Student of culture.

I’m usually quite comfortable staying in my world. It’s a place I know and understand. I know the people. I know what is acceptable. I even know what is adventurous.  

I’ve discovered that my worldview is limiting and keeps me from experiencing life as fully as I would like. I was recently challenged to become a student of culture in order to be a leader of culture.  That sounded complex and intriguing.   What would that actually mean?  What would I need to do differently?  As I began to think about it, the very idea of being a student of culture meant being with people I don’t usually spend time with and going to places I don’t normally go to.  It meant engaging with other cultures and demographics.  This takes a deliberate effort.

This past summer, I spent two weeks with 19 students ranging from 16 – 19 years of age on an international trip.  I spend most of my time with adults so to spend two weeks with a musical theatre group was incredibly eye-opening for me.

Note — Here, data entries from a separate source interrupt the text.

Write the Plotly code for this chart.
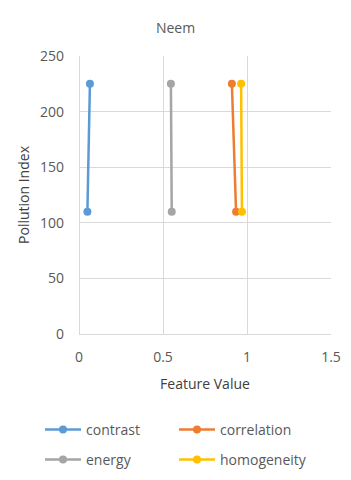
import plotly.graph_objects as go

series_names = ["contrast", "correlation", "energy", "homogeneity"]
feature_values = {
    "contrast": [0.05, 0.065],
    "correlation": [0.935, 0.91],
    "energy": [0.552, 0.547],
    "homogeneity": [0.97, 0.965],
}
pollution_index = [110, 225]
colors = {
    "contrast": "#5B9BD5",
    "correlation": "#ED7D31",
    "energy": "#A5A5A5",
    "homogeneity": "#FFC000",
}
legend_ids = ["legend", "legend2", "legend3", "legend4"]
# legend entry pixel anchors (left x, center y)
legend_pos = [(40, 430), (174, 430), (40, 460), (174, 460)]

font_family = "Open Sans, Liberation Sans, sans-serif"
txt = "#595959"
W, H = 351, 480

fig = go.Figure()
for name, lid in zip(series_names, legend_ids):
    fig.add_trace(go.Scatter(
        x=feature_values[name], y=pollution_index, name=name,
        mode="lines+markers",
        line=dict(color=colors[name], width=2.5),
        marker=dict(color=colors[name], size=8),
        legend=lid, showlegend=True,
    ))

L, R, T, B = 79, 20, 56, 146
grid = "#D9D9D9"
legends = {}
for lid, (px, py) in zip(legend_ids, legend_pos):
    legends[lid] = dict(
        orientation="h", xref="container", yref="container",
        x=px / W, xanchor="left",
        y=1 - py / H, yanchor="middle",
        font=dict(size=14, color=txt), bgcolor="rgba(0,0,0,0)", itemwidth=36,
    )

fig.update_layout(
    width=W, height=H,
    margin=dict(l=L, r=R, t=T, b=B, autoexpand=False),
    showlegend=True,
    paper_bgcolor="white", plot_bgcolor="white",
    font=dict(family=font_family, color=txt, size=14),
    title=dict(text="Neem", x=0.5, xanchor="center", y=1 - 28 / H, yanchor="middle",
               font=dict(size=14, color=txt)),
    xaxis=dict(range=[0, 1.5], dtick=0.5, showgrid=True, gridcolor=grid, gridwidth=1,
               zeroline=True, zerolinecolor=grid, zerolinewidth=1, showline=False,
               tickfont=dict(size=14, color=txt), ticks="", ticklabelstandoff=13,
               automargin=False,
               title=dict(text="Feature Value", font=dict(size=14, color="#404040"), standoff=14)),
    yaxis=dict(range=[0, 250], dtick=50, showgrid=True, gridcolor=grid, gridwidth=1,
               zeroline=True, zerolinecolor=grid, zerolinewidth=1, showline=False,
               tickfont=dict(size=14, color=txt), ticks="", ticklabelstandoff=14,
               automargin=False,
               title=dict(text="Pollution Index", font=dict(size=14, color="#404040"), standoff=7)),
    **legends,
)

fig.write_html(
    "out.html",
    config={"displayModeBar": False},
    post_script="document.body.style.margin='0';document.body.style.overflow='hidden';",
)
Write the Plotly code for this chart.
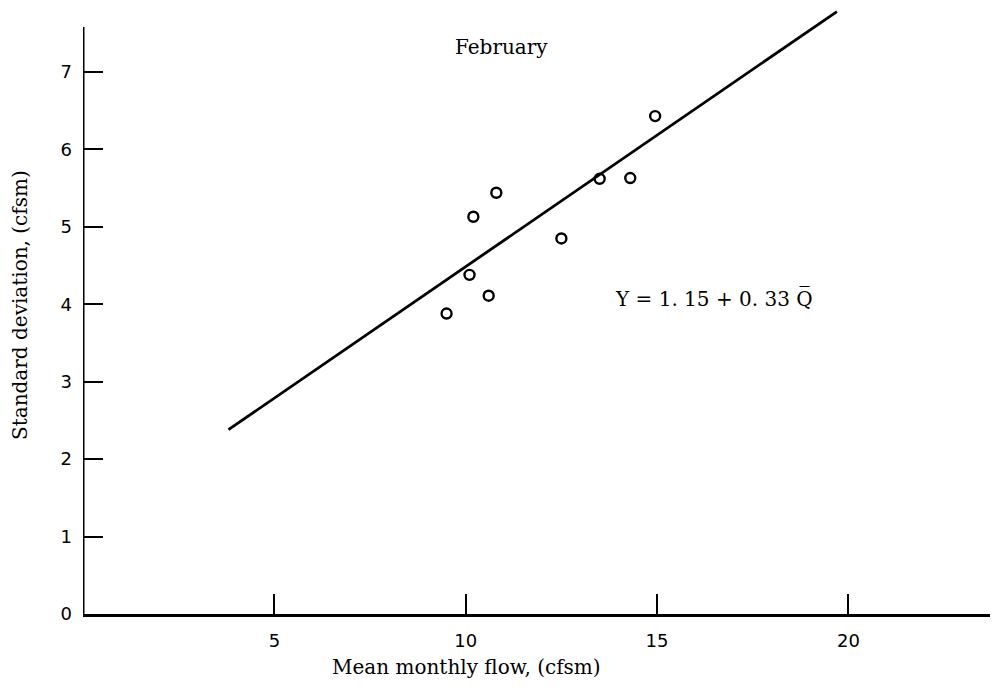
import plotly.graph_objects as go

# Data
mean_flow = [9.5, 10.1, 10.2, 10.6, 10.8, 12.5, 13.5, 14.3, 14.95]
std_dev = [3.88, 4.38, 5.13, 4.11, 5.44, 4.85, 5.62, 5.63, 6.43]
fit_x = [3.8, 19.7]
fit_y = [2.38, 7.78]
x_ticks = [5, 10, 15, 20]
y_ticks = [0, 1, 2, 3, 4, 5, 6, 7]
y_axis_top = 7.58

serif = "DejaVu Serif"
L, R, T, B = 83, 12, 10, 75
W, H = 1002, 689
pw, ph = W - L - R, H - T - B

fig = go.Figure()
fig.add_trace(go.Scatter(x=fit_x, y=fit_y, mode="lines",
                         line=dict(color="black", width=2.8), showlegend=False))
fig.add_trace(go.Scatter(x=mean_flow, y=std_dev, mode="markers",
                         marker=dict(symbol="circle-open", size=10, color="black",
                                     line=dict(width=2.4, color="black")),
                         showlegend=False))

# y-axis line stops below the top of the plotting area (regression line overshoots)
fig.add_shape(type="line", xref="x", yref="y", x0=0, x1=0, y0=0, y1=y_axis_top,
              line=dict(color="black", width=3))

tick_font = dict(family="DejaVu Sans", size=18, color="black")
fig.update_layout(
    width=W, height=H,
    margin=dict(l=L, r=R, t=T, b=B),
    paper_bgcolor="white", plot_bgcolor="white",
    font=dict(family=serif, size=20, color="black"),
    xaxis=dict(range=[0, 23.7], tickvals=x_ticks, ticks="inside", ticklen=20,
               tickwidth=2.2, tickcolor="black", showline=True, linewidth=3,
               linecolor="black", showgrid=False, zeroline=False,
               tickfont=tick_font, ticklabelstandoff=8),
    yaxis=dict(range=[0, 7.8], tickvals=y_ticks, ticks="inside", ticklen=20,
               tickwidth=2.2, tickcolor="black", showline=False,
               showgrid=False, zeroline=False,
               tickfont=tick_font, ticklabelstandoff=10),
)

def px_ann(text, x, y, angle=0):
    fig.add_annotation(text=text, xref="paper", yref="paper",
                       x=(x - L) / pw, y=1 - (y - T) / ph,
                       xanchor="center", yanchor="middle", showarrow=False,
                       textangle=angle, font=dict(family=serif, size=20, color="black"))

px_ann("February", 501, 47)
px_ann("Y = 1. 15 + 0. 33 Q\u0305", 714, 298)
px_ann("Mean monthly flow, (cfsm)", 466, 667)
px_ann("Standard deviation, (cfsm)", 20, 305, angle=-90)

fig.write_html("out.html")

While on the trip, I engaged in things they like to do. It’s different than what I normally do. I learned a lot about how they engage in both community and culture.   I discovered several key areas that young adult culture embraces. They engage in what is relevant and personal.  These are some of the issues they care about:

  • Controversy:  racism, sexuality, spirituality, integrity, ethics, religion, tolerance, and politics.
  • Significance:  wealth, poverty, humanitarian, success, position, power, compassion, empathy, self expression, dynamic uniqueness, cutting edge.
  • Relationships: family ,  love, sex, family, friends, casual relationships, likability, acceptance, tolerance.
  • Purpose: make an impact, execute social change, spirituality, satisfaction, destiny.

As I stepped out of my world, I became a student and in being a student, I learned things that help me lead.   I learned that I need to be real.  I need to earn trust. I need to be tolerant. I need to care.  When I do all those things, relationships happen and I’m invited to lead. It’s humbling and incredibly rewarding.